I took my little sister and her friends to see the premiere on Wednesday. I had only seen a couple previews for the movie and I wasn’t really sure what to expect. 9 throws you right into the storyline, like so many Twilight Zone episodes. You don’t know where you are or when you are, what’s happened, or why these little puppet people are the only ones around. And I think this works, on the whole. It’s almost a relief to have a movie that doesn’t try to explain itself to death in the first ten minutes.
The animation is really wonderful. At a time when there are so many animated movies to be seen, and so many of them beautifully made, I was still caught off-guard by the level of detail. The puppets look and sound real, their environment feels real, and for that reason I was glad that this particular animated feature wasn’t a 3-D release. I think it would have intruded upon the connection between the viewer and the place, and more likely would have trivialized the story.
Because, if the PG-13 rating didn’t clue you in, this is definitely not a movie for kids. In fact, the IMDB movie page calls it a “post-apocalyptic nightmare”. While I think that’s a bit of an overstatement, the fact is that death is ever-present in the film. Not in any overdone way (there’s no blood or gore), but in the way that simply reminds the viewer that this is reality: people die.

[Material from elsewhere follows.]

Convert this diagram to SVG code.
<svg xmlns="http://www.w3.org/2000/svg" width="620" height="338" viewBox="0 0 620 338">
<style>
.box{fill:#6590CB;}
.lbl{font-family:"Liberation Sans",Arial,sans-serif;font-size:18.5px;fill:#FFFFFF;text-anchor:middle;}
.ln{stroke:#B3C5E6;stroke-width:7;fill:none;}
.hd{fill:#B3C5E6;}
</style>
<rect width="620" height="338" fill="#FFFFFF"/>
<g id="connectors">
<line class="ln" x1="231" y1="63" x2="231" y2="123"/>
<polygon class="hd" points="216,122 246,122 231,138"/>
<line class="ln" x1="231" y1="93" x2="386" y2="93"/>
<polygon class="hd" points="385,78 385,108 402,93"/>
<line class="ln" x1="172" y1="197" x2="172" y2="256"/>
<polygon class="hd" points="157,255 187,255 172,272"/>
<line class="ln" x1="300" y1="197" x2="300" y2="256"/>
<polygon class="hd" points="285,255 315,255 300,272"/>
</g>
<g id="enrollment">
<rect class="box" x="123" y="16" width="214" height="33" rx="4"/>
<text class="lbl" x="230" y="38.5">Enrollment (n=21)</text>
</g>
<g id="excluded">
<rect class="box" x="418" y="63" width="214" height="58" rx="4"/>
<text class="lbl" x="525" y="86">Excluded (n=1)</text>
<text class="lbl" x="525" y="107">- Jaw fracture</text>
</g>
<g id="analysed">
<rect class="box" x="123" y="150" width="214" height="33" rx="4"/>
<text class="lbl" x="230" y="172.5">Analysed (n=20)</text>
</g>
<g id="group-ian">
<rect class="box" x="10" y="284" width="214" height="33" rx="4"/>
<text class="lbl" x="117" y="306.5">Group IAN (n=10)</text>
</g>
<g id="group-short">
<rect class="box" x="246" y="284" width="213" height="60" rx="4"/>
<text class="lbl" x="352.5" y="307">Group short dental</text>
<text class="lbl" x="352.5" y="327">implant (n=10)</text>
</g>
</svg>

As with most post-apocalyptic films, there is the obligatory warning to the human viewer about the dangers of ‘the machine’ (i.e. artificially intelligent weapons of war). But the message is never heavy-handed. There is spirituality in the film, but it never feels too contrived or overstated. The overall effect of 9 is wonder: as these new creations are discovering this world and trying to understand it, so are we.